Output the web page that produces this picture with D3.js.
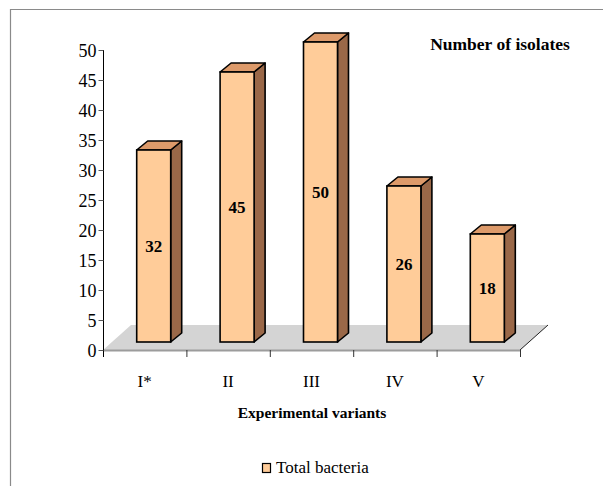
<!DOCTYPE html>
<html>
<head>
<meta charset="utf-8">
<script src="https://cdn.jsdelivr.net/npm/d3@7"></script>
<style>
  html, body { margin: 0; padding: 0; background: #fff; }
  svg { display: block; }
</style>
</head>
<body>
<svg id="chart" width="603" height="486"></svg>
<script>
// Data
const categories = ["I*", "II", "III", "IV", "V"];
const totalBacteria = [32, 45, 50, 26, 18];
const yTicks = [0, 5, 10, 15, 20, 25, 30, 35, 40, 45, 50];
const seriesName = "Total bacteria";

const FONT = "'Liberation Serif', 'DejaVu Serif', serif";
const svg = d3.select("#chart");

// Outer frame (top and left edges)
svg.append("path")
  .attr("d", "M10.5,486 L10.5,9.5 L603,9.5")
  .attr("fill", "none").attr("stroke", "#8a8a8a").attr("stroke-width", 1.2);

const plot = { left: 103, right: 520, top: 50, bottom: 350 };
const floorDepth = { dx: 28, dy: -25 };   // depth of the floor
const barShift = { dx: 9, dy: -8 };       // bars stand part-way into the floor
const barDepth = { dx: 11, dy: -9 };      // depth of each column

const x = d3.scaleBand().domain(categories).range([plot.left, plot.right]);
const y = d3.scaleLinear().domain([0, 50]).range([plot.bottom, plot.top]);
const barW = 34;

// Floor
svg.append("path")
  .attr("d", `M${plot.left},${plot.bottom} L${plot.left + floorDepth.dx},${plot.bottom + floorDepth.dy}
              L${plot.right + floorDepth.dx},${plot.bottom + floorDepth.dy} L${plot.right},${plot.bottom} Z`)
  .attr("fill", "#d4d4d4");
svg.append("line")
  .attr("x1", plot.left).attr("x2", plot.right).attr("y1", plot.bottom + 0.5).attr("y2", plot.bottom + 0.5)
  .attr("stroke", "#9c9c9c").attr("stroke-width", 2);
svg.append("line")
  .attr("x1", plot.right).attr("y1", plot.bottom)
  .attr("x2", plot.right + floorDepth.dx).attr("y2", plot.bottom + floorDepth.dy)
  .attr("stroke", "#222").attr("stroke-width", 1);

// Category tick marks on the floor's front edge
const bounds = categories.map(c => x(c)).concat([plot.right]);
svg.append("g").selectAll("line").data(bounds).join("line")
  .attr("x1", d => d + 0.5).attr("x2", d => d + 0.5)
  .attr("y1", plot.bottom).attr("y2", plot.bottom + 7)
  .attr("stroke", "#333").attr("stroke-width", 1);

// Category labels
svg.append("g").selectAll("text").data(categories).join("text")
  .attr("x", d => x(d) + x.bandwidth() / 2)
  .attr("y", 387)
  .attr("text-anchor", "middle")
  .style("font-family", FONT).style("font-size", "17px")
  .text(d => d);

// Value axis
const yAxis = d3.axisLeft(y).tickValues(yTicks).tickSize(5).tickPadding(2).tickSizeOuter(0);
const gy = svg.append("g").attr("transform", `translate(${plot.left + 0.5},0)`).call(yAxis);
gy.select(".domain").attr("stroke", "#000").attr("d", `M0,${plot.top} V${plot.bottom + 7}`);
gy.selectAll(".tick line").attr("stroke", "#555");
gy.selectAll(".tick text")
  .style("font-family", FONT).style("font-size", "18px").attr("fill", "#000")
  .attr("dy", "0.34em");

// Columns
const bars = svg.append("g").selectAll("g").data(categories.map((c, i) => ({ c, v: totalBacteria[i] }))).join("g");
bars.each(function(d) {
  const g = d3.select(this);
  const x0 = x(d.c) + (x.bandwidth() - barW) / 2 + barShift.dx;
  const x1 = x0 + barW;
  const yb = y(0) + barShift.dy;
  const yt = y(d.v) + barShift.dy;
  const ddx = barDepth.dx, ddy = barDepth.dy;
  // side face
  g.append("path")
    .attr("d", `M${x1},${yt} L${x1 + ddx},${yt + ddy} L${x1 + ddx},${yb + ddy} L${x1},${yb} Z`)
    .attr("fill", "#9a6848").attr("stroke", "#000").attr("stroke-width", 1.6).attr("stroke-linejoin", "round");
  // top face
  g.append("path")
    .attr("d", `M${x0},${yt} L${x0 + ddx},${yt + ddy} L${x1 + ddx},${yt + ddy} L${x1},${yt} Z`)
    .attr("fill", "#dd9a6a").attr("stroke", "#000").attr("stroke-width", 1.6).attr("stroke-linejoin", "round");
  // front face
  g.append("rect")
    .attr("x", x0).attr("y", yt).attr("width", barW).attr("height", yb - yt)
    .attr("fill", "#ffcc99").attr("stroke", "#000").attr("stroke-width", 1.6);
  // value label
  g.append("text")
    .attr("x", (x0 + x1) / 2).attr("y", (yt + yb) / 2)
    .attr("dy", "0.35em")
    .attr("text-anchor", "middle")
    .style("font-family", FONT).style("font-size", "17px").style("font-weight", "bold")
    .text(d.v);
});

// Titles
svg.append("text").attr("x", 500).attr("y", 50).attr("text-anchor", "middle")
  .style("font-family", FONT).style("font-size", "17.5px").style("font-weight", "bold")
  .text("Number of isolates");
svg.append("text").attr("x", 312).attr("y", 418).attr("text-anchor", "middle")
  .style("font-family", FONT).style("font-size", "15.5px").style("font-weight", "bold")
  .text("Experimental variants");

// Legend
svg.append("rect").attr("x", 262.5).attr("y", 463.5).attr("width", 8).attr("height", 9)
  .attr("fill", "#ffcc99").attr("stroke", "#000").attr("stroke-width", 1.2);
svg.append("text").attr("x", 276).attr("y", 473)
  .style("font-family", FONT).style("font-size", "17px")
  .text(seriesName);
</script>
</body>
</html>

########################################

● STATED TASK
Only the number should be given: how many lines of the data contain the word "this"?

● ANSWER TO THE EXERCISE
2